Tender-hearted fun at Perry League
- Published: May 27, 2010
The Perry League, Yellow Springs’ beginners baseball program, our t-ball program for girls and boys ages 2–9, for all our children regardless of race, color or creed, kicks off its 2010 season Friday night, June 4. As usual, we will have the two Gaunt Park ball diamonds from 6:30–8 p.m. every Friday night, all summer, June 4–August 6. There are no sign-ups, no fees, no need to attend every week. All you need to do if you want to play, if your kid wants to play, is show up. We have the balls, the bats, and the proper loving, patient and tender attitude.
We’re completely and totally noncompetitive and focus on having fun, fun and more fun! On having, in fact, as much fun as possible. Wanna have fun? Your kid wanna have fun? Then come on out.

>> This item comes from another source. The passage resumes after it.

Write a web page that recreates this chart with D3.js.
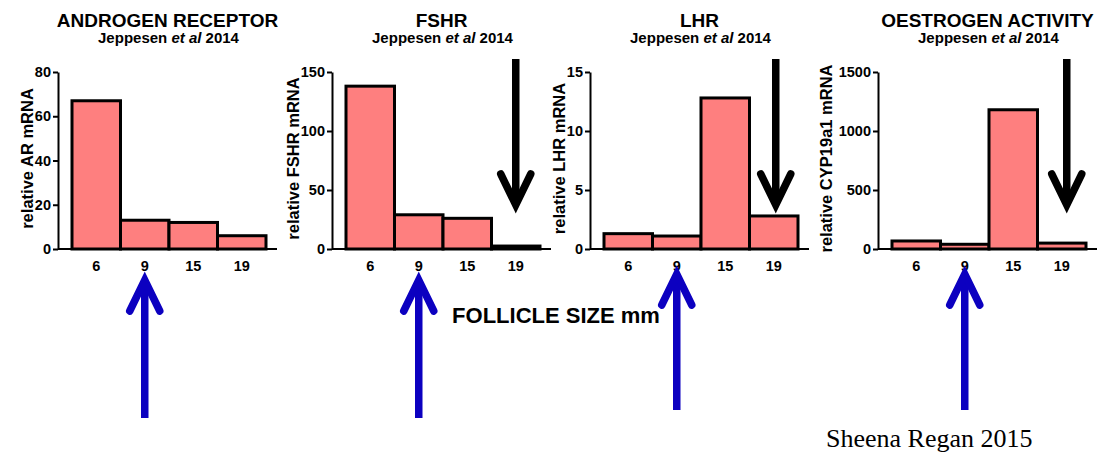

In case you’re wondering, our league, the Perry League, is named in honor of Donald Perry (1933–1967) who founded the little league program in Yellow Springs. After graduation from Bryan High School in 1952, Donald tried to join the Air Force but was classified 4F when they discovered he had nephritis, a chronic kidney disease. He drove a truck for PK Lumber, put himself through college and devoted a lot of time to coaching and working with kids in various recreation programs. He did so much for kids he was chosen the Jaycee’s Man of the Year in 1963 in recognition of his “exemplary self development and unselfish contribution to youth.”
But he suffered a number of nephritis attacks over the years. His health worsened. He went to University Hospital in Columbus September 1, 1967, where his sister, Patsy, was going to give him one of her kidneys. Five days later, the day before his 34th birthday, they operated, transferring one of Patsy’s kidneys to him. It was the first kidney transplant operation ever attempted at University Hospital. It made front page news here, in Dayton, and in Columbus. “All the tests so far,” he said after the transplant, “indicate my body will accept my sister’s kidney.” He was confident and expected to be back in the classroom, teaching again by the following spring.
His sister Geny remembers the family visiting, rejoicing, then going home feeling relieved, grateful their prayers had been answered. But two hours later Geny got a call to come back to the hospital as quickly as possible.
“He was dead before we got there,” she said when we first told this story in July of 1990. His weakened heart had skipped a beat and stopped.
Three years after his death in 1970, the Minor League, a baseball program for 6–9-year-olds, was renamed the Perry League in his honor. From the beginning, the Perry League was racially diverse and for boys and girls. Harry Chapin, one of the original Perry League coaches, wrote in a letter to the Yellow Springs News in 1989: “Although Minor League had been for boys only, Perry League created so much interest that girls [Pam and Helen Innis] immediately asked coaches if they could play. The girls were so pleasant, enthusiastic and confident they would be treated fairly that ‘yes’ was the only possible answer. So girls have played in Perry League since the beginning.”
Girls. Boys. 2–9-year-olds. Kids of all races, all colors, all creeds. Good kids, funny kids, athletic kids, kids wanting to just play in the dirt. All our kids.
So come on out, honor the son of one of our town’s finest families, and have yourself some fun. Donald would just love it. And so would we.